Do you have it all?
Is there that sweet spot in life when you feel like you have it all? I thought I would have that sweet spot once I achieved this or that, then my personal and professional life would be on track. I had a one-track vision and full optimism about how things would turn out to be. My feelings and trust in the relationships I had with either my goals or people with me were so strong. But I was proved wrong. One of my greatest sources of happiness was given to me overnight while the other great one had to be let go.
I thought at least the ‘happiness’ given to me should be cherished, and it really filled my life’s vessel to the brim. I have no feelings to express how I feel about the ‘happiness’ given to me as a blessing and being able to cherish all of it is just a dream come true for me. I feel while I am very satisfied with my life with that ‘happiness’ I was blessed with, the feeling of having it all is still missing. The memory of earlier contentment and having felt the ‘have it all’ earlier is driving this yearning for a sense of wholeness for me. I still can't thank god enough for all the blessings he has showered me with, and all the learnings, opportunities, and good people I have met till now.
But then, this ‘but’ arises and makes me wonder what else I am looking for. Will that ‘but’ stop arising once I actually get what my heart deeply desires? Is there something God or the higher power is trying to take my attention to? Because this feeling, which I feel right now, makes me feel that something is missing. And no matter how many things I take on my plate, there is this feeling of something that I lost that keeps me up at night. My tiredness will put me to sleep, but then I wonder what is it that I am trying to seek.

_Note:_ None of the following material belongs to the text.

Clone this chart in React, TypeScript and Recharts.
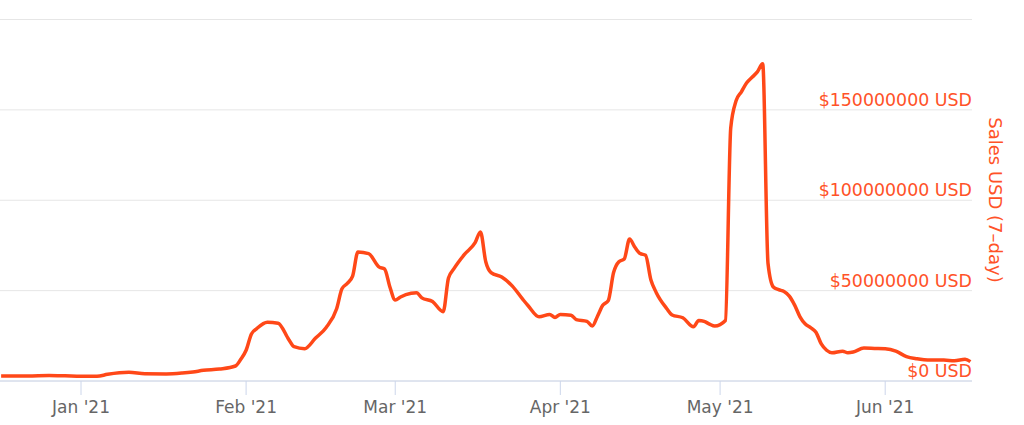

I don’t want to imply with any of this that I am not happy. I am very happy and feel blessed with the ‘happiness’ I was gifted with. And that’s what makes me wonder if I should even be focusing on this ‘something’ that seems lost. There is one saying; humans have a tendency to always worry about that one dish that is missing from their plates which is replete with 20 other dishes.
But then, I tried to understand why a person would still be looking for something if they have 20 other things on their plate to relish their taste buds from. From what I could gather, it is about the deep desires every human being has. And everyone has their own.
Maybe certain deep desires, with a certain age of every stage arise. And the world being unfair, never is able to offer the complete world of happiness to someone. One has to learn the art of happiness to achieve that.
Even after a person is immensely grateful to God for everything he or she has, they might still have something missing. Especially if one is unable to feel that their heart’s deep desires aren’t fulfilled.
Now one can just reduce the number of desires they have. but how can one limit the desires, if they are the basic human needs which come as they go on with their lives?
My complaints to God are always shunned by the spiritual wisdom I have gained over the last few years, but I feel like being like a kid for just once to openly complain about that one feeling I had felt earlier, months ago, but can’t feel it now. I have felt it, and so I know how it feels to have that feeling of security, companionship, and, success and through those lots of happiness running through your blood.
I really don’t have time to wonder about these, and maybe I should be devoting more time to finding out what exactly is my soul calling right now. Maybe that’s why they say, meditate so you can hear what your soul is telling you.
But the fact of the matter is, I already know what that thing is, that feeling, that I claim to have lost. I know what it is, and amidst all the beautiful things that I am really grateful for from the bottom of my heart, I still crave that one lost feeling but I won’t complain about it, because the feeling of having it all is probably all a delusion. And if it's not a delusion, then maybe it’s not the right time for me to feel that I have it all. Because you can never lose what is yours. What is yours will always find a way to be in your life, be it that shirt you missed buying or that friend of yours who you never thought you would be reconnecting with again.
So just continue feeling grateful for all the blessings you have in your life, what’s yours will come at the right time.